Per il movimento sportivo siriano Abdel Baset Al Sarout può essere paragonato a Buffon per l'Italia o a Casillas per la Spagna. L'altra notte è morto in seguito alle ferite riportate in combattimento, perché dal 2011 aveva deciso di abbandonare l'attività agonistica per entrare in clandestinità e combattere contro il regime di Assad a fianco dei miliziani di Jaysh al-Izza, cellula dell'Esercito siriano libero. Tra i primi atleti a voltare le spalle al dittatore quando scoppiò la rivolta, Al Sarout è stato colpito giovedì sera nelle campagne della provincia di Hama, nella Siria centrale, durante gli scontri con le forze governative. Trasportato d'urgenza in Turchia, è deceduto sabato mattina all'ospedale di Gaziantep. Da calciatore aveva speso tutta la sua carriera nell'Al Karamah di Homs, conquistando due scudetti. Aveva inoltre vestito in svariate occasioni la maglia della nazionale prendendo il posto di un'altra icona del calcio siriano, Mosab Balhous. Il suo dissenso nei confronti di Assad era maturato mentre ancora giocava a pallone. Si era reso protagonista dell'incisione di alcuni brani anti-regime trasmessi sui principali social e intonati nelle strade di Homs durante le manifestazioni anti-governative. Nei video appariva spesso in coppia con un altro simbolo dei rivoltosi, l'attrice Fadwa Sulayman, voce ribelle della comunità alawita del presidente Assad, morta di cancro due anni fa in esilio in Francia.

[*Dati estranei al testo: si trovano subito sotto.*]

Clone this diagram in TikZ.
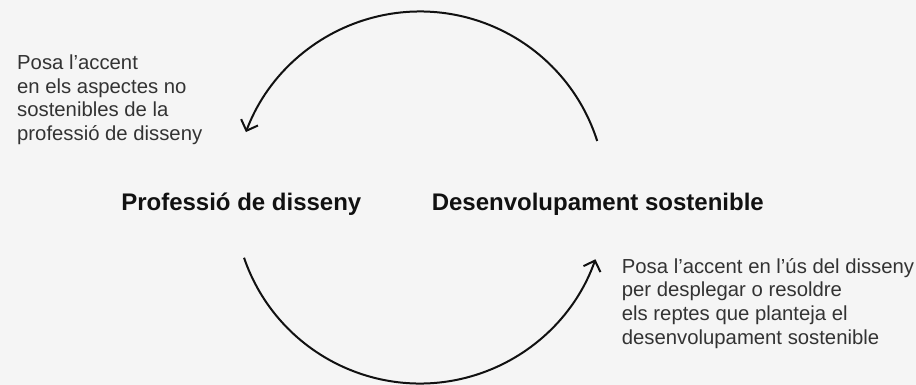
\documentclass[tikz,border=0pt]{standalone}
\usepackage{fontspec}
\setmainfont{Liberation Sans}
\usepackage{xcolor}
\usetikzlibrary{arrows.meta}

\definecolor{paper}{HTML}{F5F5F5}
\definecolor{ink}{HTML}{111111}
\definecolor{greyink}{HTML}{333333}

\tikzset{
  cycle/.style={line width=2pt, ink, -{Straight Barb[length=9pt,width=18pt,line width=2pt]}},
  field/.style={inner sep=0pt, anchor=base, text=ink,
    font=\fontsize{24pt}{28pt}\selectfont\bfseries},
  remark/.style={inner sep=0pt, anchor=base west, align=left, text=greyink,
    font=\fontsize{20.3pt}{23.8pt}\selectfont}
}

\begin{document}
\begin{tikzpicture}[x=1pt,y=1pt]
    \fill[paper] (0,0) rectangle (916,-385);
    \useasboundingbox (0,0) rectangle (916,-385);
    \coordinate(c) at (420,-197.5);
    \coordinate(topstart) at ([shift={(17.7:186)}]c);
    \coordinate(botstart) at ([shift={(198.9:186)}]c);
    \node(prof)[field] at (241.3,-210) {Professió de disseny};
    \node(sost)[field] at (597.8,-210) {Desenvolupament sostenible};
    % base sits on the last line
    \node(noteL)[remark] at (17,-140.6) {Posa l’accent\\en els aspectes no\\sostenibles de la\\professió de disseny};
    \node(noteR)[remark] at (621.7,-344.5) {Posa l’accent en l’ús del disseny\\per desplegar o resoldre\\els reptes que planteja el\\desenvolupament sostenible};
    \draw[cycle] (topstart) arc[start angle=17.7, end angle=159.4, radius=186];
    \draw[cycle] (botstart) arc[start angle=198.9, end angle=340.6, radius=186];
\end{tikzpicture}
\end{document}
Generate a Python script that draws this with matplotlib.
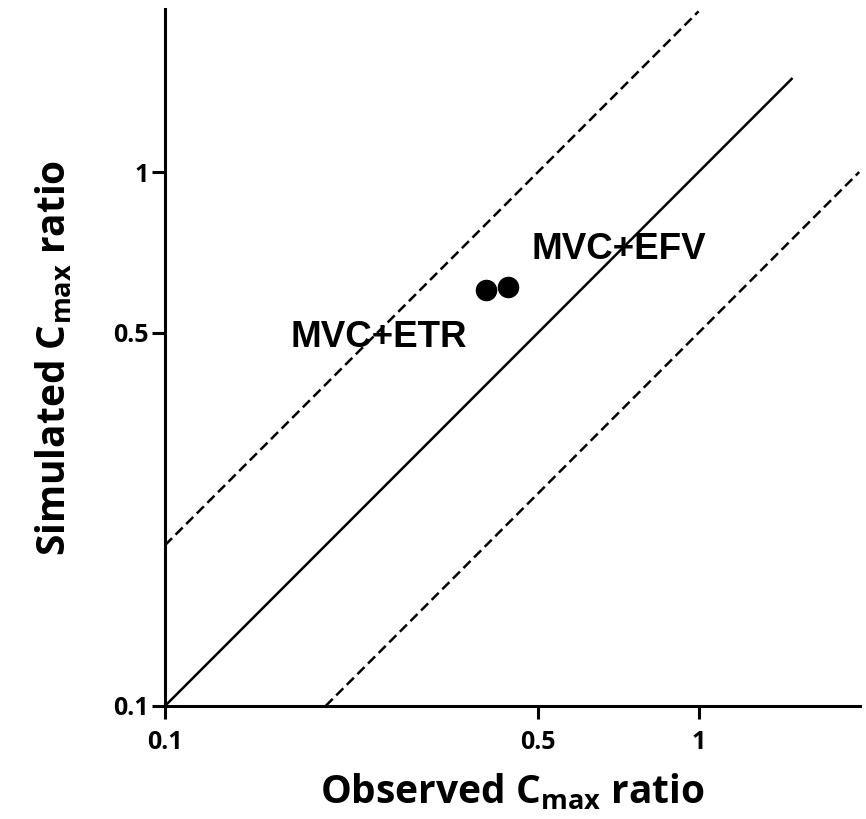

Quando le proteste si tramutarono in un conflitto Al Sarout non esitò a unirsi ai ribelli diventando anche il comandante di un drappello. Nella guerra in Siria, secondo l'Osservatorio siriano per i diritti umani, aveva già perso quattro fratelli e il padre, rimanendo ferito in modo non grave in almeno tre scontri a fuoco. Al Sarout è stato davvero un'icona della rivoluzione tanto che il regista Talal Derki decise di raccontare la sua storia a cavallo tra sport, protesta e battaglia armata nella pellicola Ritorno a Homs.
Nel documentario del 2014, presentato anche al Sundance Festival, l'ex portiere della nazionale aveva confessato di essere stato a un passo dallo schierarsi al fianco dell'Isis, considerando i tagliagole di Al Baghdadi «l'unica forza abbastanza preparata a rovesciare Assad», ma all'ultimo ebbe un ripensamento.